A "Black Swan Event" is when the unexpected occurs, causing a huge mindshift and change in how the world works. People never imagined that Black Swans existed, until the discovery of the first Black Swan... (as per book "The Black Swan", by Nassim Nicholas Taleb, 2007, that sold over 3 million copies)

Is a perception change the next Black Swan Event? Consider that by changing perception we might change the world. Look at everyday things from different angles. Find beauty in the unexpected...
Change our thinking, change our actions, change our world!

See that all people are part of God's puzzle and have something to give. Black swans do exist. The ugly duckling was actually a swan who needed to discover himself and where he fitted and be who he was meant to be. To the last, the lost and the least, you are beautiful as you are.
May all who visit this page feel God's touch and experience His blessing...

Tuesday 19 February 2013

Not Safe, Only Safer

I come from a land under seige. A land beset by murder and rape and kidnap. If you want your children to be safe, then you keep them within eye view at all times. They don't play in the garden on their own without someone watching them. At good private schools they go to school through a secured gate with a buzzer. Many homes are surrounded by high walls and security fences and alarms. If you hear a noise in the middle of the night you don't go out for fear you will be overpowered and killed. There are plenty of stories about babies being raped, as well as the very elderly, and people being killed for R5 (less than a dollar) or a cell phone.
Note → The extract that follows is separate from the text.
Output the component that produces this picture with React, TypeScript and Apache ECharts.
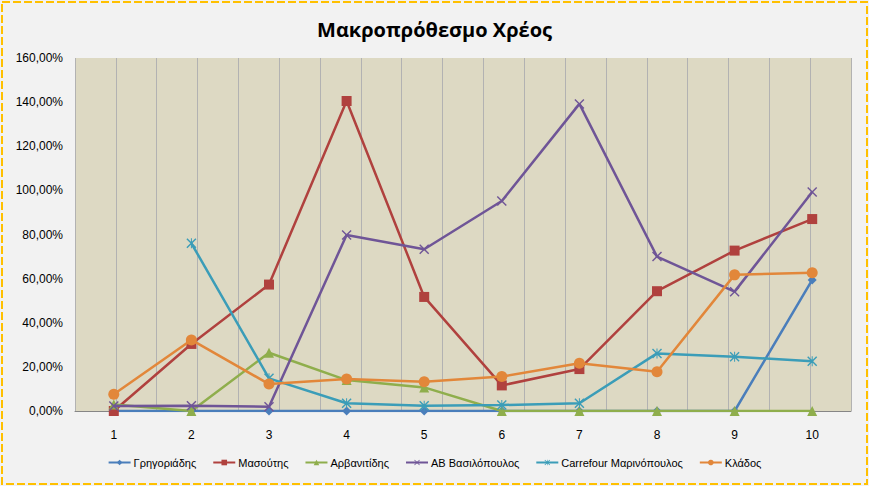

Now I find myself in a much safer country with exactly the opposite viewpoint. Children as young as eight or nine walk home from school alone. I see children playing in the street sometimes or walking to shopping centres. People seem to think I am overprotective for always watching my children to make sure they remain safe. What makes it more worrying for me, is that my children may sometimes be looked after by people who have become complacent, as they have always assumed it to be safe! I am not saying, be suspicious of people around you, but I do know that horror is possible in this world! Is it okay to trust the good intention of every passing stranger, sure nothing will ever happen? You cannot not know who will be walking past your child, waiting for an opportune moment to strike. I see the phenomenon of complacency akin to a tamed rabbit who is used to dogs and who does not run when a strange dog comes along, but a wild rabbit is on guard always, knowing there is danger about.

Ironically, the  people who others seem to worry about here, don't strike me as a safety concern. And I probably see others as posing safety concerns, where this is not justified. Is this merely a discrimination mindset at work, or is it also the phenomenon of unknown danger, as we fear what we have come to fear?

I wish I could forget past trauma, but when you have seen dark, it is hard to see only light. This is a different country I am told. It is safe. Yet I think, it only takes one errant person to snatch my child. It is not safe! It is only safer!